Der Zollbeamte winkte mich ohne Kontrolle durch. Die erste Hürde war geschafft und ich stand in der relativ kleinen Empfangshalle des Melbourner Flughafens. Mein guter Freund Evan holte mich ab und wir fuhren in das Haus in St. Kilda Ost, das er sich mit seinem Kumpel Nick teilte und länger als gedacht meine Bleibe werden sollte.
In den ersten zwei Wochen dachte ich noch nicht an das Rad, das bereits unterwegs war. Sommerlich warmes, aber wechselhaftes Wetter teilte mir meine Zeit sinnvoll ein. Entweder wurde drinnen gesportelt, gelesen und getrommelt oder draußen erkundet, erledigt und erholt.

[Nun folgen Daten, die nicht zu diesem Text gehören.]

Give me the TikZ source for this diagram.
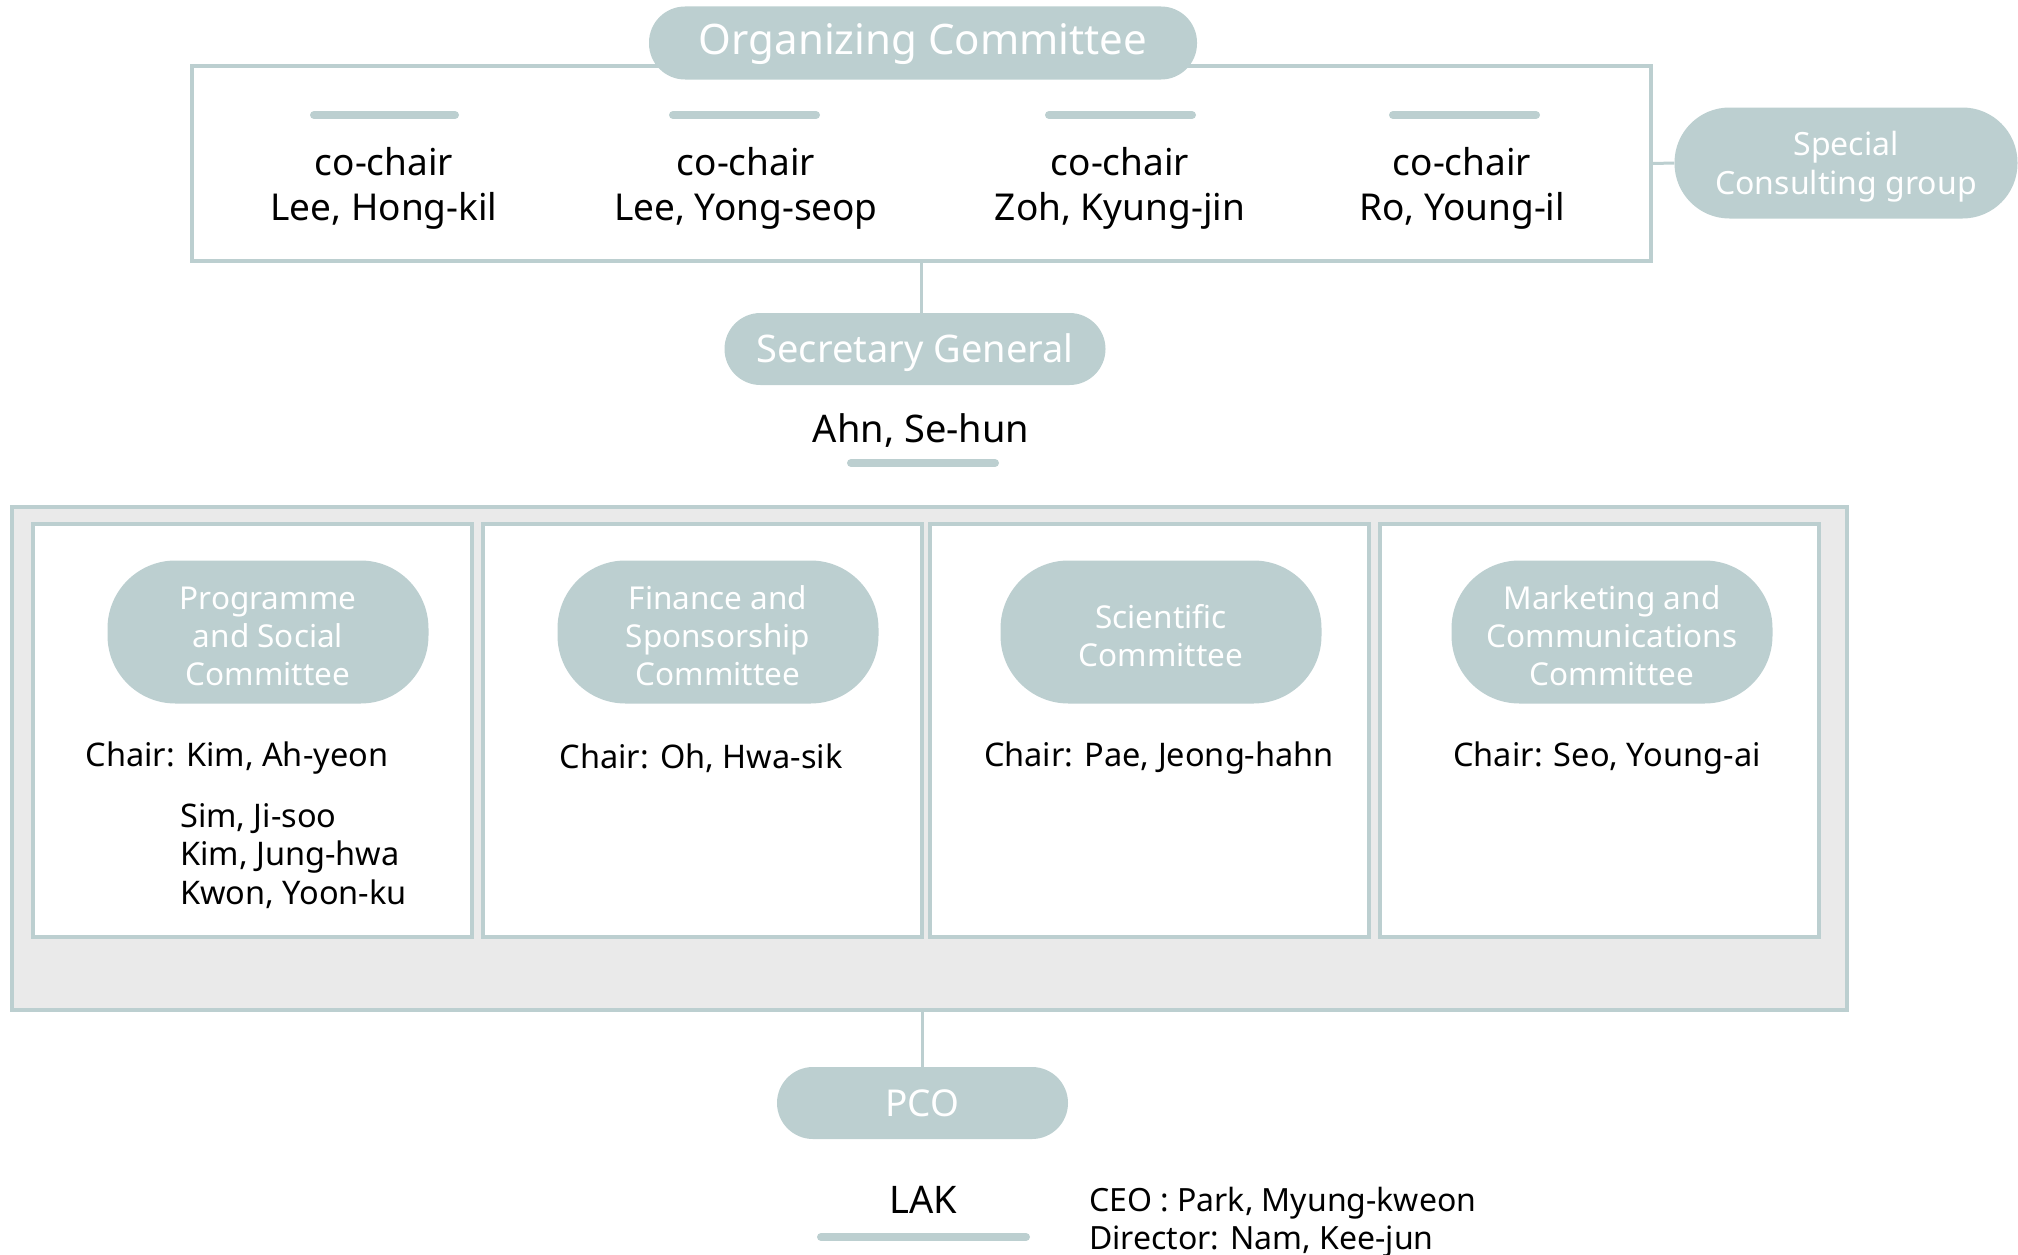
\documentclass[tikz,border=0pt]{standalone}
\usepackage{fontspec}
\setmainfont{Noto Sans}
\definecolor{pillc}{HTML}{BCCFD0}
\definecolor{grayfill}{HTML}{EAEAEA}
\newcommand{\lowtext}[2]{\raisebox{-#1}[\height][\depth]{\begin{tabular}{@{}c@{}}#2\end{tabular}}}
\begin{document}
\begin{tikzpicture}[x=1pt,y=-1pt,
  pill/.style={fill=pillc,text=white,align=center,inner sep=0pt},
  boxline/.style={draw=pillc,line width=4pt},
  bar/.style={draw=pillc,line width=8pt,line cap=round},
  conn/.style={draw=pillc,line width=3pt},
  big/.style={font=\fontsize{37}{45}\selectfont,align=center,text=black},
  mid/.style={font=\fontsize{32.5}{38.6}\selectfont,text=black}
]
\useasboundingbox (0,0) rectangle (2018,1255);
% top box
\node[boxline,minimum width=1459pt,minimum height=195pt,inner sep=0pt] (topbox) at (921.5,163.5) {};
\node[pill,rounded corners=36pt,minimum width=548pt,minimum height=73pt,font=\fontsize{42}{48}\selectfont] (oc) at (923,43) {\lowtext{1.5pt}{Organizing Committee}};
% bars
\draw[bar] (314,115) -- (455,115);
\draw[bar] (673,115) -- (816,115);
\draw[bar] (1049,115) -- (1192,115);
\draw[bar] (1393,115) -- (1536,115);
\node[big] (c1) at (384,188) {co-chair\\Lee, Hong-kil};
\node[big] (c2) at (746,188) {co-chair\\Lee, Yong-seop};
\node[big] (c3) at (1120,188) {co-chair\\Zoh, Kyung-jin};
\node[big] (c4) at (1462,188) {co-chair\\Ro, Young-il};
% special
\node[pill,rounded corners=55pt,minimum width=343pt,minimum height=111pt,font=\fontsize{32}{39}\selectfont] (special) at (1846,163) {\lowtext{4pt}{Special\\Consulting group}};
\draw[conn] (topbox.east) -- (special.west);
% secretary
\node[pill,rounded corners=36pt,minimum width=381pt,minimum height=72pt,font=\fontsize{38}{44}\selectfont] (sec) at (915,349) {\lowtext{5pt}{Secretary General}};
\draw[conn] (topbox.south) -- (topbox.south |- sec.north);
\node[big,font=\fontsize{38}{45}\selectfont] (ahn) at (921,431) {Ahn, Se-hun};
\draw[bar] (851,463) -- (995,463);
% gray box
\node[draw=pillc,fill=grayfill,line width=4pt,minimum width=1835pt,minimum height=503pt,inner sep=0pt] (gbox) at (929.5,758.5) {};
\foreach \cx/\nm in {252.5/b1,702/b2,1149.5/b3,1599/b4}{
  \node[draw=pillc,fill=white,line width=4pt,minimum width=439pt,minimum height=413pt,inner sep=0pt] (\nm) at (\cx,730.5) {};
}
\foreach \cx/\nm/\txt in {268/p1/{Programme\\and Social\\Committee},718/p2/{Finance and\\Sponsorship\\Committee},1161/p3/{Scientific\\Committee},1612/p4/{Marketing and\\Communications\\Committee}}{
  \node[pill,rounded corners=68pt,minimum width=321pt,minimum height=143pt,font=\fontsize{31.5}{38}\selectfont] (\nm) at (\cx,632) {\lowtext{8pt}{\txt}};
}
\node[mid,anchor=west] (ch1) at (82,758) {Chair: Kim, Ah-yeon};
\node[mid] (ch2) at (701,758) {Chair: Oh, Hwa-sik};
\node[mid] (ch3) at (1159,758) {Chair: Pae, Jeong-hahn};
\node[mid] (ch4) at (1607,758) {Chair: Seo, Young-ai};
\node[mid,anchor=north west,align=left,inner sep=0pt] (mem) at (180,803) {Sim, Ji-soo\\Kim, Jung-hwa\\Kwon, Yoon-ku};
% PCO
\node[pill,rounded corners=36pt,minimum width=291pt,minimum height=72pt,font=\fontsize{37}{42}\selectfont] (pco) at (922.5,1103) {\lowtext{5.5pt}{PCO}};
\draw[conn] (pco.north) -- (pco.north |- gbox.south);
\node[big,font=\fontsize{38}{45}\selectfont] (lak) at (923,1200) {LAK};
\draw[bar] (821,1237) -- (1026,1237);
\node[mid,font=\fontsize{32}{38}\selectfont,anchor=north west,align=left,inner sep=0pt] (ceo) at (1089,1187) {CEO : Park, Myung-kweon\\Director: Nam, Kee-jun};
\end{tikzpicture}
\end{document}
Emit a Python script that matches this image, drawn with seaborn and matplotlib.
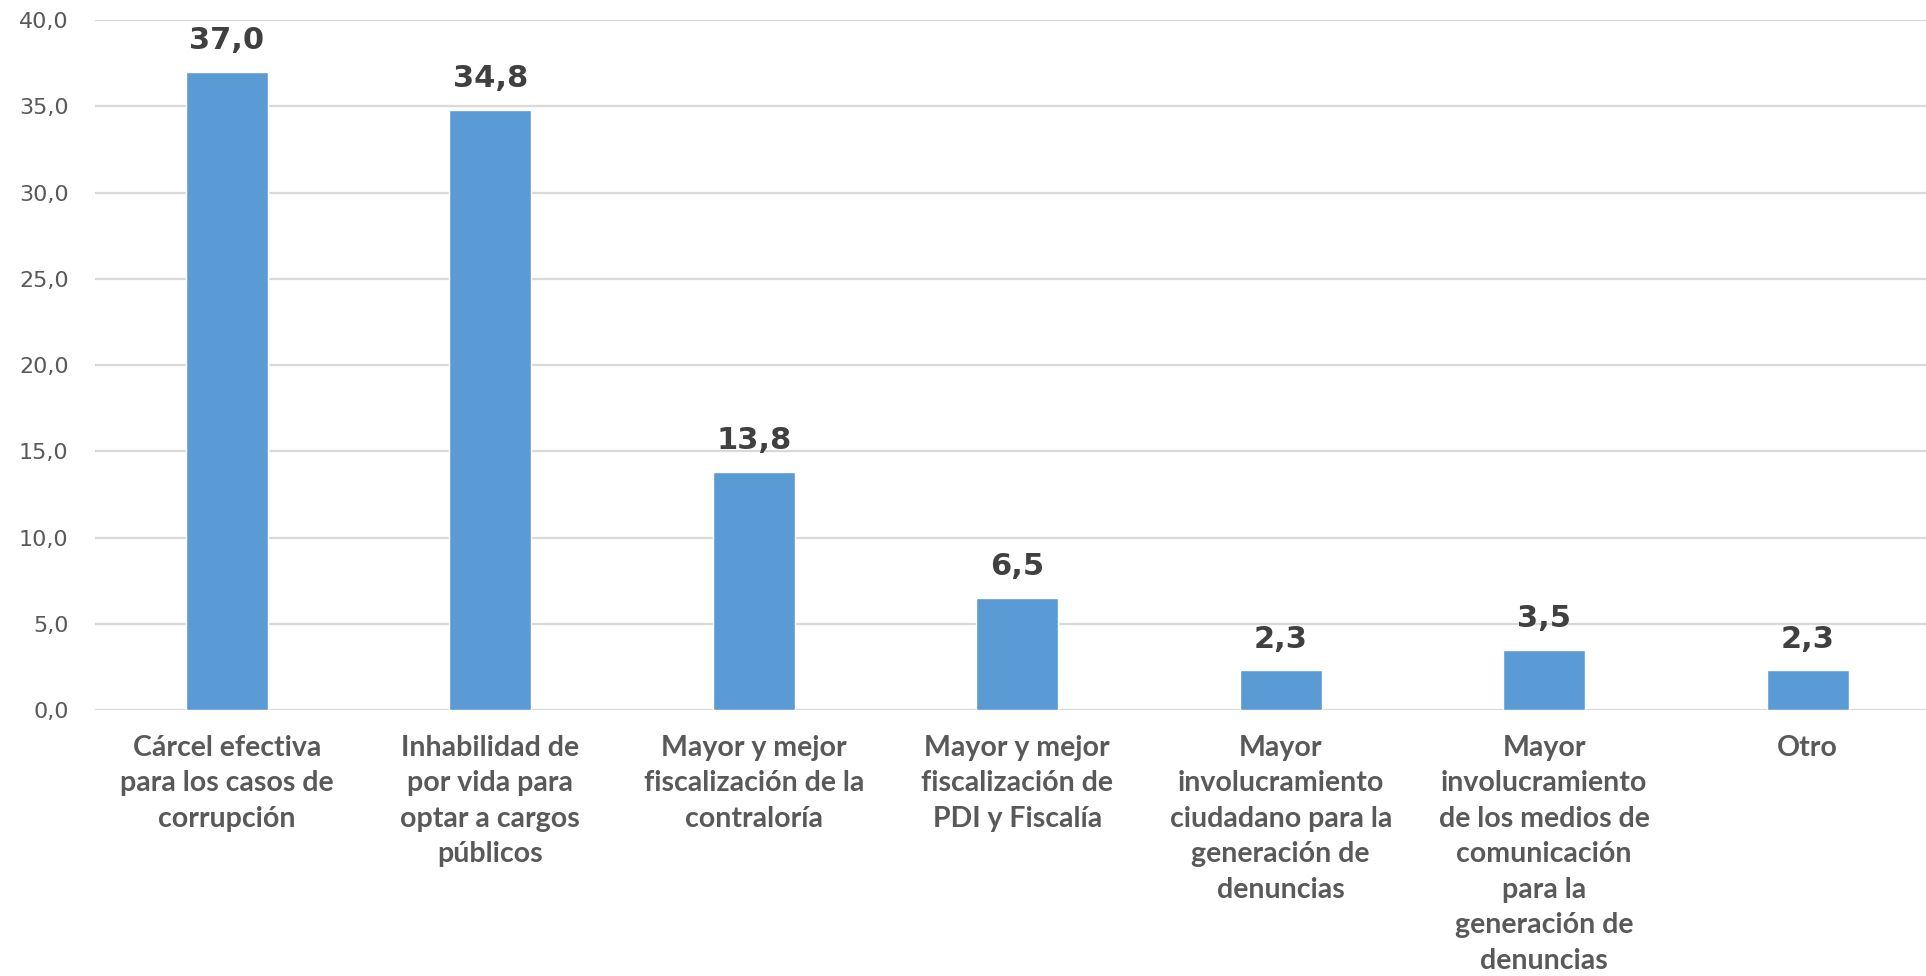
import matplotlib
matplotlib.use("Agg")
import matplotlib.pyplot as plt
import seaborn as sns
import pandas as pd
from matplotlib.ticker import FuncFormatter

sns.set_style("white")

categories = [
    "Cárcel efectiva\npara los casos de\ncorrupción",
    "Inhabilidad de\npor vida para\noptar a cargos\npúblicos",
    "Mayor y mejor\nfiscalización de la\ncontraloría",
    "Mayor y mejor\nfiscalización de\nPDI y Fiscalía",
    "Mayor\ninvolucramiento\nciudadano para la\ngeneración de\ndenuncias",
    "Mayor\ninvolucramiento\nde los medios de\ncomunicación\npara la\ngeneración de\ndenuncias",
    "Otro",
]
values = [37.0, 34.8, 13.8, 6.5, 2.3, 3.5, 2.3]
y_ticks = [0, 5, 10, 15, 20, 25, 30, 35, 40]

df = pd.DataFrame({"categoria": categories, "valor": values})

fig = plt.figure(figsize=(19.26, 9.76), dpi=100)
ax = fig.add_axes([0.0493, 0.2725, 0.9577, 0.707])

sns.barplot(data=df, x="categoria", y="valor", color="#5B9BD5",
            saturation=1, width=0.31, ax=ax, zorder=3)

ax.set_ylim(0, 40)
ax.set_yticks(y_ticks)
ax.yaxis.set_major_formatter(FuncFormatter(lambda v, p: f"{v:.1f}".replace(".", ",")))
ax.grid(axis="y", color="#d9d9d9", linewidth=1.6, zorder=0)
ax.set_axisbelow(True)
for s in ax.spines.values():
    s.set_visible(False)

ax.set_xlabel("")
ax.set_ylabel("")
ax.tick_params(axis="y", length=0, pad=19, labelsize=16, labelcolor="#595959")
ax.tick_params(axis="x", length=0, pad=18)
for lbl in ax.get_xticklabels():
    lbl.set_fontfamily(["Lato", "DejaVu Sans"])
    lbl.set_fontweight("bold")
    lbl.set_fontsize(20.5)
    lbl.set_color("#595959")
    lbl.set_linespacing(1.45)
    lbl.set_ha("center")
    lbl.set_va("top")

ax.bar_label(ax.containers[0],
             labels=[f"{v:.1f}".replace(".", ",") for v in values],
             padding=12, fontsize=22, fontweight="bold", color="#404040")

fig.savefig("out.png", dpi=100)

Ein Freund aus der Heimat kam aus Sydney runter und leistete mir Gesellschaft.
Ein Wochenende fuhren Evan und ich zum Wilson’s Promontory, einer von Victorias bekannteren Nationalparks und reich an quietschendem Strand, atemberaubendem Küstenpanorama und grasenden Kängurus.
Als sich dann der Zoll endlich gemeldet und ich noch einen Einfuhrobolus gelöhnt hatte, war es nur noch eine Frage von zwei absurd langen, aber sommerlich heißen Wochen, bis das Fahrrad kam.
In diesen Tagen traf ich sämtliche Vorbereitungen für die Tour, änderte – zumindest in der Theorie – das Set-up von Taschen und Gepäck, kaufte schon mal Proviant, plante die Route und verbrachte meine restliche Zeit in Parks, am Strand oder damit, mit Evans leichtem Alurad durch die Gegend zu brettern.
Ein 90km Ausflug in unter dreieinhalb Stunden – inklusive Bad im See – zeigte mir mal wieder, wie viel extra Anstrengung nötig ist, circa 35kg mehr zu bewegen.
Ich freute ich mich trotzdem sehr auf mein Rad und darauf, nach quasi drei Monaten Radlosigkeit, die Tour nach Sydney zu beginnen, die ich zur ersten Hälfte alleine und anschließend mit Andre, einem Freund aus dem Studium, der nun in Sydney wohnt, fahren würde.
Als der Paketmann endlich an der Tür klingelte und ich den Karton sah, wusste ich nicht, ob ich schreien oder weinen sollte. Total eingebeult, an einer Stelle sogar aufgerissen und mit dem Steuersatz herausschauend, nahm ich das Paket entgegen.
Mit zitternden Händen machte ich mich daran, meine nahe Zukunft auszupacken, um zu sehen, ob sie nicht zu ramponiert war, um Wirklichkeit zu werden. Sie war es nicht. Der Rahmen hatte ein paar ordentliche Kratzer abbekommen, aber der Rest und vor allem die Speichen und Felgen sind irgendwie intakt geblieben.
Am frühen Abend war das gute Stück dann wieder zusammengebaut, Ersatzteile besorgt und fast alles bereit, um am nächsten Morgen loszufahren.